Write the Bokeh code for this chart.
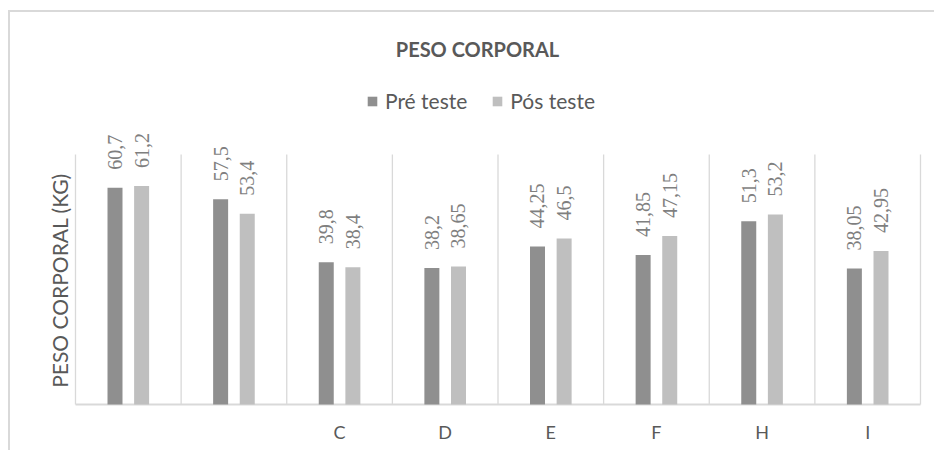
import numpy as np
from bokeh.plotting import figure
from bokeh.models import ColumnDataSource, FixedTicker, LabelSet, Label, Legend, LegendItem, Range1d
from bokeh.embed import file_html
from bokeh.resources import INLINE

# ---- data ----
categories = ["A", "B", "C", "D", "E", "F", "H", "I"]
tick_labels = ["", "", "C", "D", "E", "F", "H", "I"]
pre_teste = [60.7, 57.5, 39.8, 38.2, 44.25, 41.85, 51.3, 38.05]
pos_teste = [61.2, 53.4, 38.4, 38.65, 46.5, 47.15, 53.2, 42.95]
series_names = ["Pré teste", "Pós teste"]
title_text = "PESO CORPORAL"
y_title = "PESO CORPORAL (KG)"
y_max = 70

FONT = "Lato"
C_PRE = "#8f8f8f"
C_POS = "#bfbfbf"
C_TEXT = "#595959"
C_LABEL = "#7f7f7f"
C_GRID = "#d9d9d9"

# ---- layout (pixels) ----
W, H = 926, 440          # canvas size (after 8/10px page offset + 2px border)
BOTTOM = 46              # space for category labels
PLOT_L, PLOT_R = 65, 910 # value-area edges inside the canvas
PLOT_H = 250             # value-area height (0..y_max)
n = len(categories)
ppx = (PLOT_R - PLOT_L) / n
ppy = PLOT_H / y_max
frame_h = H - BOTTOM
x0 = -PLOT_L / ppx
x1 = n + (W - PLOT_R) / ppx
y0 = -2 / ppy
y1 = y0 + frame_h / ppy

centers = np.arange(n) + 0.5
off = 0.126
bw = 0.142

def fmt(v):
    return ("%g" % v).replace(".", ",")

src = ColumnDataSource(dict(
    x_pre=centers - off, x_pos=centers + off,
    pre=pre_teste, pos=pos_teste,
    pre_lab=[fmt(v) for v in pre_teste], pos_lab=[fmt(v) for v in pos_teste],
))

p = figure(width=W, height=H, output_backend="svg", toolbar_location=None,
           x_range=Range1d(x0, x1), y_range=Range1d(y0, y1),
           min_border_left=0, min_border_right=0, min_border_top=0, min_border_bottom=BOTTOM)
p.margin = (10, 0, 0, 8)
p.styles = {"border-top": "2px solid #d9d9d9", "border-left": "2px solid #d9d9d9"}
p.outline_line_color = None
p.background_fill_color = "white"
p.border_fill_color = "white"
p.xgrid.grid_line_color = None
p.ygrid.grid_line_color = None

# vertical grid at category boundaries, baseline
bounds = np.arange(n + 1)
p.segment(x0=bounds, x1=bounds, y0=[0] * (n + 1), y1=[y_max] * (n + 1),
          line_color=C_GRID, line_width=1.3)
p.segment(x0=[0], x1=[n], y0=[0], y1=[0], line_color=C_GRID, line_width=2)

r_pre = p.vbar(x="x_pre", top="pre", width=bw, source=src, fill_color=C_PRE, line_color=None)
r_pos = p.vbar(x="x_pos", top="pos", width=bw, source=src, fill_color=C_POS, line_color=None)

for col, ycol, lab in (("x_pre", "pre", "pre_lab"), ("x_pos", "pos", "pos_lab")):
    p.add_layout(LabelSet(x=col, y=ycol, text=lab, source=src, angle=np.pi / 2,
                          text_align="left", text_baseline="middle", y_offset=18,
                          text_font=FONT, text_font_size="20px", text_color=C_LABEL))

# x axis: category labels only
p.xaxis.ticker = FixedTicker(ticks=list(centers))
p.xaxis.major_label_overrides = {float(c): t for c, t in zip(centers, tick_labels)}
p.xaxis.axis_line_color = None
p.xaxis.major_tick_line_color = None
p.xaxis.minor_tick_line_color = None
p.xaxis.major_tick_out = 0
p.xaxis.major_label_standoff = 14
p.xaxis.major_label_text_font = FONT
p.xaxis.major_label_text_font_size = "18px"
p.xaxis.major_label_text_color = C_TEXT
p.yaxis.visible = False

# y-axis title
p.add_layout(Label(x=49, y=126, x_units="screen", y_units="screen", text=y_title,
                   angle=np.pi / 2, text_align="center", text_baseline="middle",
                   text_font=FONT, text_font_size="21px", text_color=C_TEXT))

# chart title
p.add_layout(Label(x=467, y=358, x_units="screen", y_units="screen", text=title_text,
                   text_align="center", text_baseline="middle", text_font=FONT,
                   text_font_size="20px", text_font_style="bold", text_color=C_TEXT))

legend = Legend(items=[LegendItem(label=series_names[0], renderers=[r_pre]),
                       LegendItem(label=series_names[1], renderers=[r_pos])],
                location=(356, 293), orientation="horizontal",
                glyph_width=12, glyph_height=12, label_standoff=7, spacing=24,
                padding=0, margin=0, border_line_color=None, background_fill_alpha=0,
                label_text_font=FONT, label_text_font_size="21px", label_text_color=C_TEXT)
p.add_layout(legend)

open("out.html", "w").write(file_html(p, INLINE))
────────────────────
TASK DETAILS:
Leave out the pictures and repeat the lines from the start of the material through the line with "from bokeh.resources import INLINE", inclusive.

EXERCISE OUTPUT:
Write the Bokeh code for this chart.
import numpy as np
from bokeh.plotting import figure
from bokeh.models import ColumnDataSource, FixedTicker, LabelSet, Label, Legend, LegendItem, Range1d
from bokeh.embed import file_html
from bokeh.resources import INLINE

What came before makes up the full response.